• What you have to do: Copy every line of the data that contains the string "with".

Rows from a dataset of charts and code:
_____

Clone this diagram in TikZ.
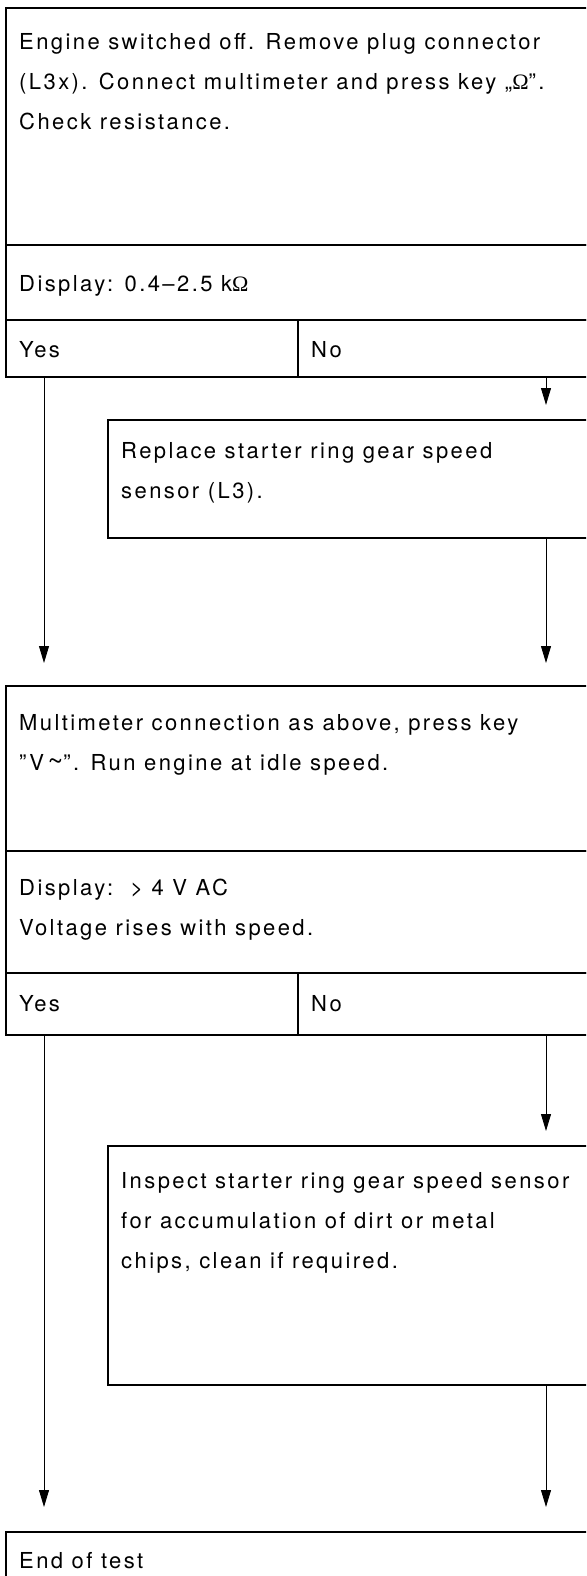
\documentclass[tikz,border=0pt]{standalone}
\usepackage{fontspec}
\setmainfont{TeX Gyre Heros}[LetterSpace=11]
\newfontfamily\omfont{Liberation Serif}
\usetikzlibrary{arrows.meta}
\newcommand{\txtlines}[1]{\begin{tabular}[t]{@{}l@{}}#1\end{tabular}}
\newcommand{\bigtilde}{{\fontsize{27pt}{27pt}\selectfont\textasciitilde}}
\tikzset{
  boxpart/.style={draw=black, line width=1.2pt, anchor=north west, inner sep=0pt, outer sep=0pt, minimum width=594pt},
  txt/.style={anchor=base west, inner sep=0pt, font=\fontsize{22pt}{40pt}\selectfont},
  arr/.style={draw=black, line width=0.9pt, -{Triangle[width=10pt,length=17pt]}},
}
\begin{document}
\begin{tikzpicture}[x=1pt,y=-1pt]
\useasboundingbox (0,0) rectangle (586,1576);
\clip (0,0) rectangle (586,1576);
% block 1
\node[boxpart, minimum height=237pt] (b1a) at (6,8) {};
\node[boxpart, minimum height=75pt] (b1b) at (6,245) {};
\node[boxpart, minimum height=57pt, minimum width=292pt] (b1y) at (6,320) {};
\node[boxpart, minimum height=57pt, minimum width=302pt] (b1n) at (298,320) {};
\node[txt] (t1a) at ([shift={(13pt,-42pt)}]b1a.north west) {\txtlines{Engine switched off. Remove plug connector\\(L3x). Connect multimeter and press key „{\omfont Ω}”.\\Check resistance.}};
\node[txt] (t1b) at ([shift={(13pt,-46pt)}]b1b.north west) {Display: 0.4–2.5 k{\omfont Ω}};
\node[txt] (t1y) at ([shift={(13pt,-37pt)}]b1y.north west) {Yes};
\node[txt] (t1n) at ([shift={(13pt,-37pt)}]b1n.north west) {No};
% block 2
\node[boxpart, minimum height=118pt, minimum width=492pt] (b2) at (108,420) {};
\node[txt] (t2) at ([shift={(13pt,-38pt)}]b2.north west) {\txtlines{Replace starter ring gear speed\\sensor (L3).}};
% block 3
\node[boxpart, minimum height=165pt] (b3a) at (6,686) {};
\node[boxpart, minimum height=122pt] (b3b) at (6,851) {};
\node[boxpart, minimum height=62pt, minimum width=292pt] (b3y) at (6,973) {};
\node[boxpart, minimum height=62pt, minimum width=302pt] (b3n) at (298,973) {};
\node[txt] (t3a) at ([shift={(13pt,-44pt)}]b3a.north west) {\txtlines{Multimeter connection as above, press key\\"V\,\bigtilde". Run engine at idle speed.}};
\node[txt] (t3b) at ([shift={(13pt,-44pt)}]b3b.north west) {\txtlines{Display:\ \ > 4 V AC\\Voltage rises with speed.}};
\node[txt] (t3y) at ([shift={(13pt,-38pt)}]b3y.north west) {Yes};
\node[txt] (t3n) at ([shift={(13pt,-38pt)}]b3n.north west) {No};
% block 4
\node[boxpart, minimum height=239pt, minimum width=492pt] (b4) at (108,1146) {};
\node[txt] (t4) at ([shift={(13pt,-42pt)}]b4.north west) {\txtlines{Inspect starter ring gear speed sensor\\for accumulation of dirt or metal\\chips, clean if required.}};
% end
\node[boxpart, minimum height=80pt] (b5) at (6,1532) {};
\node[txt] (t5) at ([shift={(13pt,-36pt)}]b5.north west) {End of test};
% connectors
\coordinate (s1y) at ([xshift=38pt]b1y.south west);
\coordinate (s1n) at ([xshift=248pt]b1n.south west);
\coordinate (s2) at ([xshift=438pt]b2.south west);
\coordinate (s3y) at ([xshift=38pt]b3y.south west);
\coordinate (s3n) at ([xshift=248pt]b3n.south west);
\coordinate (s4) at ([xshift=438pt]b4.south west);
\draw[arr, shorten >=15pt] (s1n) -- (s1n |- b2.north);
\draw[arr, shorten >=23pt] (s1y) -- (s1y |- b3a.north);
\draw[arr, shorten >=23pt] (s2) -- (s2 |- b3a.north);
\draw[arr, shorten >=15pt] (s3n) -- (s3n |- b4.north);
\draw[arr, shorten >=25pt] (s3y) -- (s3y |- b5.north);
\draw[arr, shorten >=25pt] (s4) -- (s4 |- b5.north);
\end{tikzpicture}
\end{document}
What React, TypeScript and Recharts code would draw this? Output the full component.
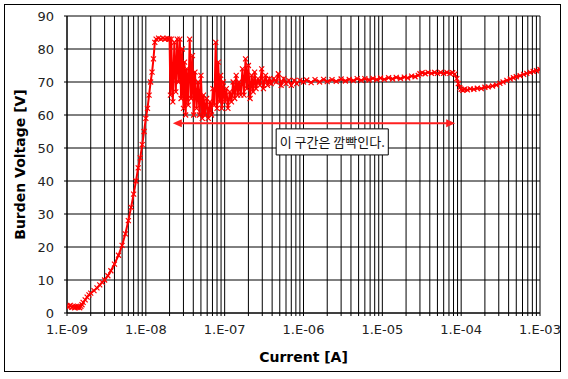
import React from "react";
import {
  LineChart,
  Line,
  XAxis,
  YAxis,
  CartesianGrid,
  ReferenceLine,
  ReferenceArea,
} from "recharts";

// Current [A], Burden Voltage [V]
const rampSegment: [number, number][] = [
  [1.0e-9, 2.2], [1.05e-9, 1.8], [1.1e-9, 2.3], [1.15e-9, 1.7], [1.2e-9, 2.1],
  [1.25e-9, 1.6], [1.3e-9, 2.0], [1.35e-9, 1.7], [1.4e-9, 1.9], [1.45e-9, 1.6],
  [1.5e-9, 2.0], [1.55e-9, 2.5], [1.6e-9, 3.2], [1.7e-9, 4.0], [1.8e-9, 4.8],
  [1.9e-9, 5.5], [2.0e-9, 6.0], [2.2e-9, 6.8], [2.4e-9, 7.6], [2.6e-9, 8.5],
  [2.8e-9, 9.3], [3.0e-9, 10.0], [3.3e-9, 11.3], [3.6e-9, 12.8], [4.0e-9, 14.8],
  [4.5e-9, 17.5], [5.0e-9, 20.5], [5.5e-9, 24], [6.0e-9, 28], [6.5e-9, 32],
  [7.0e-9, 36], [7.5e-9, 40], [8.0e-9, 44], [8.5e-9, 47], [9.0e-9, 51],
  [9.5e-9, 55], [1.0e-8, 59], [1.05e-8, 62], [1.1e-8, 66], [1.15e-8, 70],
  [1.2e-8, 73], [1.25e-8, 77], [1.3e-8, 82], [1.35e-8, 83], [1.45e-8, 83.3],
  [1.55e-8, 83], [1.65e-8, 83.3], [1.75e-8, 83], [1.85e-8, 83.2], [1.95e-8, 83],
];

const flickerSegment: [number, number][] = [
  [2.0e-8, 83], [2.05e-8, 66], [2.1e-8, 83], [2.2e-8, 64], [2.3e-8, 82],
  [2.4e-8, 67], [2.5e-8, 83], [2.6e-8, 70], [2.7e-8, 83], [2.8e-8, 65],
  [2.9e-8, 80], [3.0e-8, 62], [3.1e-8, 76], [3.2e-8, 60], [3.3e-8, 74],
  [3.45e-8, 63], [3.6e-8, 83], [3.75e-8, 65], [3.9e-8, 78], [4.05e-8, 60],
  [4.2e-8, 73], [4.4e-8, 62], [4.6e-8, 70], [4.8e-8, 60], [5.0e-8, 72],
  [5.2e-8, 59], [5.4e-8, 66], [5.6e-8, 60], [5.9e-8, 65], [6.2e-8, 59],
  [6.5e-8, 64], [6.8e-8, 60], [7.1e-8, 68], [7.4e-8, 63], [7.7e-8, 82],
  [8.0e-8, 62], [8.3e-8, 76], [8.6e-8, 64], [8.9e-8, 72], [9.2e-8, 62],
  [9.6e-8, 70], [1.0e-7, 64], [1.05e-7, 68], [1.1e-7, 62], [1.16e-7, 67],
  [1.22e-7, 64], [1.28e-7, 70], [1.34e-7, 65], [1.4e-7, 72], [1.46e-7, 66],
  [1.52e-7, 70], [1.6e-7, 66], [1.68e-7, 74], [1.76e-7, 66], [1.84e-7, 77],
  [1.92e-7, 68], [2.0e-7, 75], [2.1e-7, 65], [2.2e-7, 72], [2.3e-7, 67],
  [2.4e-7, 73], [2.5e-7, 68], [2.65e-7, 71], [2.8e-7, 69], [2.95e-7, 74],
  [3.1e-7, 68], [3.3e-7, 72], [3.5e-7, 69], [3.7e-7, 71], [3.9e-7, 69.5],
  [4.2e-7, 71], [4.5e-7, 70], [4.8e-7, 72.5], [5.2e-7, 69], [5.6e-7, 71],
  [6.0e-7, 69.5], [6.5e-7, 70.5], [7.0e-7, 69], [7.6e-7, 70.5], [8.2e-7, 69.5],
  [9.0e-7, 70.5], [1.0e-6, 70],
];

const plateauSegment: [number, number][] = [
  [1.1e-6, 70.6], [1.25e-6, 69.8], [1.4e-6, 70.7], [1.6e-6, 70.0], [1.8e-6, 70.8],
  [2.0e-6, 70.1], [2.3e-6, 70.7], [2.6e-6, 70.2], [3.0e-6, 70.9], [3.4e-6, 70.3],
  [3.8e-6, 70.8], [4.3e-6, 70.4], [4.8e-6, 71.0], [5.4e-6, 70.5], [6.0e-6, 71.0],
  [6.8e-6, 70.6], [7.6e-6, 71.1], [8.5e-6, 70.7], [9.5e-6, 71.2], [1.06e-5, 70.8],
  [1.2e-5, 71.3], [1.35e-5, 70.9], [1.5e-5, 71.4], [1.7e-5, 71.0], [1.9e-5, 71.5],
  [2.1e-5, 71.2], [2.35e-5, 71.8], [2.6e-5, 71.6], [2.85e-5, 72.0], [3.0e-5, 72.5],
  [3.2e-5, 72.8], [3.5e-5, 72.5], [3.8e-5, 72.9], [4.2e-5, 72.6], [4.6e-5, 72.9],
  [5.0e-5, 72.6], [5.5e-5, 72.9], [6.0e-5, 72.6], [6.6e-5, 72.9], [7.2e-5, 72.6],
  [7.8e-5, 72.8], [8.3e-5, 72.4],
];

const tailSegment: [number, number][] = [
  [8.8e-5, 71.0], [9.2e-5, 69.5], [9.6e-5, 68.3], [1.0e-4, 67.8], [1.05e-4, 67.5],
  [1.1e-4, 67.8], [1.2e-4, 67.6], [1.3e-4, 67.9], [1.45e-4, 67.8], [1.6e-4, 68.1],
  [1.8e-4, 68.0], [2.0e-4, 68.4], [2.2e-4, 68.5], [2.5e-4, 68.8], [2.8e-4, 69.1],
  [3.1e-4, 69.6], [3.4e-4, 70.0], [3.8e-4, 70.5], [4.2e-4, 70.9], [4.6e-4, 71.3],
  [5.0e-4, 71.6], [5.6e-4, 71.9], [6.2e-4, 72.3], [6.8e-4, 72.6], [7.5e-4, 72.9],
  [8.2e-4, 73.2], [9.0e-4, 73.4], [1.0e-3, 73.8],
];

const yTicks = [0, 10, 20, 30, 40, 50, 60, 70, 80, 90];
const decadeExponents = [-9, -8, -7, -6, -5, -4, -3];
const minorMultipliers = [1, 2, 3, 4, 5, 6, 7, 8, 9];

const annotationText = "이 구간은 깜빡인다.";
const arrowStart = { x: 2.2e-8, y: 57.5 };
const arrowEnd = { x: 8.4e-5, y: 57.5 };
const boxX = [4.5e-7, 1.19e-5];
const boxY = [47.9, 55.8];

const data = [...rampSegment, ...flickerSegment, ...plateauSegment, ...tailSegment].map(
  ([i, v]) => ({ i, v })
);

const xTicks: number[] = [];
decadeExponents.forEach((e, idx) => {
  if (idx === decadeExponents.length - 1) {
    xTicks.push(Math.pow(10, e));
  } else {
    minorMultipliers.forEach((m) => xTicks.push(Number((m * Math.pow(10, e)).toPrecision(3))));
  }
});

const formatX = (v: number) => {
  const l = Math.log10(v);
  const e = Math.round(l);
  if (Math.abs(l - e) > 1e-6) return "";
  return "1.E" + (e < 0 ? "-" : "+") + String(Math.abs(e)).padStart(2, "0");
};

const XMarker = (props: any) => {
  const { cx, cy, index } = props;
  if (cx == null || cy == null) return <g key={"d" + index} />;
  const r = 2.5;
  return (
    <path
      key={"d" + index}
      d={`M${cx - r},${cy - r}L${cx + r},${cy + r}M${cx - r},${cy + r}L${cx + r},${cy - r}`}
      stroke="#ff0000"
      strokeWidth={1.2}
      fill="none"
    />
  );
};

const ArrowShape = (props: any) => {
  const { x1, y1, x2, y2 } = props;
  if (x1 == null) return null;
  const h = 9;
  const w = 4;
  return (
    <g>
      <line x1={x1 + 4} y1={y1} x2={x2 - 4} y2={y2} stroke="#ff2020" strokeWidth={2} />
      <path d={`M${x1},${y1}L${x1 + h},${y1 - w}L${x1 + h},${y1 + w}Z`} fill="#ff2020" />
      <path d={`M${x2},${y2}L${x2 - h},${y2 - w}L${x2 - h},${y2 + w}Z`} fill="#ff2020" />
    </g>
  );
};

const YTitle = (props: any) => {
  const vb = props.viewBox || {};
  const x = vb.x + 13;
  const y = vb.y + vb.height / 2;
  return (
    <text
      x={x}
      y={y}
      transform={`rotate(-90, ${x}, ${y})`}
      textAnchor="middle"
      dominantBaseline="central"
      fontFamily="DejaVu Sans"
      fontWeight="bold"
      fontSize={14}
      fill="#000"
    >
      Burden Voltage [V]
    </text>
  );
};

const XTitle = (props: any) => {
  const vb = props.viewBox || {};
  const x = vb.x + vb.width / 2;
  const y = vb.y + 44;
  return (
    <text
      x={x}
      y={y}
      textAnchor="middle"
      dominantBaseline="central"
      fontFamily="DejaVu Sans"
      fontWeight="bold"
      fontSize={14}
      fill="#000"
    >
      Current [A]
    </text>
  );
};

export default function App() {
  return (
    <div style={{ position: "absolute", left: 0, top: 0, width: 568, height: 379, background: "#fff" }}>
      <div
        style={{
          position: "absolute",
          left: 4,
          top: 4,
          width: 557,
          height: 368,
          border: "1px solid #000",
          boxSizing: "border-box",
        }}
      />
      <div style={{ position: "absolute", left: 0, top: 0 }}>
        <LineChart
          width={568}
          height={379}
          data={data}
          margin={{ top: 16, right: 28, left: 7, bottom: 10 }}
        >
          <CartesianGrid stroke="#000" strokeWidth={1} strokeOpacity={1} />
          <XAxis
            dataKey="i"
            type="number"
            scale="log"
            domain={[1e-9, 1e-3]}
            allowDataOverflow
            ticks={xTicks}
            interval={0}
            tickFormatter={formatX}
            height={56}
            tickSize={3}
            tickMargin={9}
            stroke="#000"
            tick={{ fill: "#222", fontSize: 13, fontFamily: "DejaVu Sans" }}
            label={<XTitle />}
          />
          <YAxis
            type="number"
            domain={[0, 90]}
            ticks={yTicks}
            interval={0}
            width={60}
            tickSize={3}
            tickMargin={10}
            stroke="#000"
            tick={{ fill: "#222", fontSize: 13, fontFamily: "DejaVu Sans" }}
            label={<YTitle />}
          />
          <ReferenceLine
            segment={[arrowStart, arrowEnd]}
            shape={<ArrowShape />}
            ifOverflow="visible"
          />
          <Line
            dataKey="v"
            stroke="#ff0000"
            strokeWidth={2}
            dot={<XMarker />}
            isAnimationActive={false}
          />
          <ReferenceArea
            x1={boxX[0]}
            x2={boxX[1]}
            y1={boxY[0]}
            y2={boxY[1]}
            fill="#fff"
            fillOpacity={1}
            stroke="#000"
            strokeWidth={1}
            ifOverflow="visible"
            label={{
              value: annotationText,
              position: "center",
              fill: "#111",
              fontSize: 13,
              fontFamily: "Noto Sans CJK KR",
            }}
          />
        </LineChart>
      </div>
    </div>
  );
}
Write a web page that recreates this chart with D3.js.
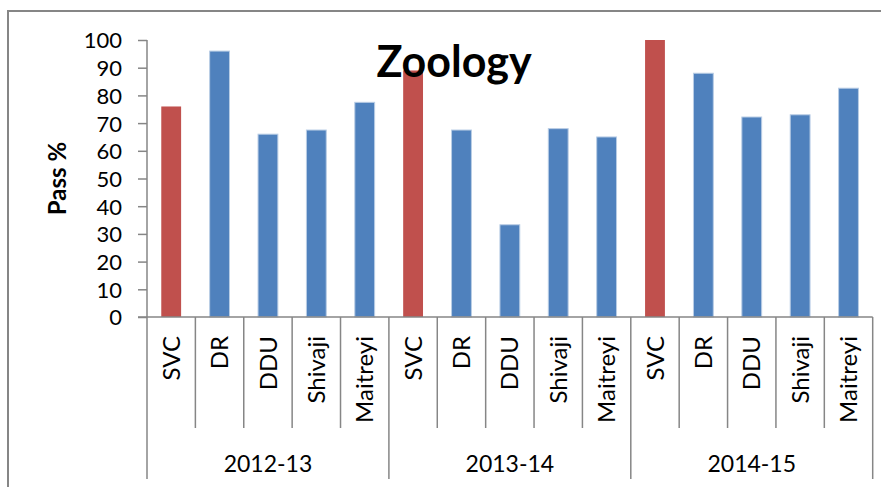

_____

• Task output:
\node[txt] (t3b) at ([shift={(13pt,-44pt)}]b3b.north west) {\txtlines{Display:\ \ > 4 V AC\\Voltage rises with speed.}};
Write a web page that recreates this chart with D3.js.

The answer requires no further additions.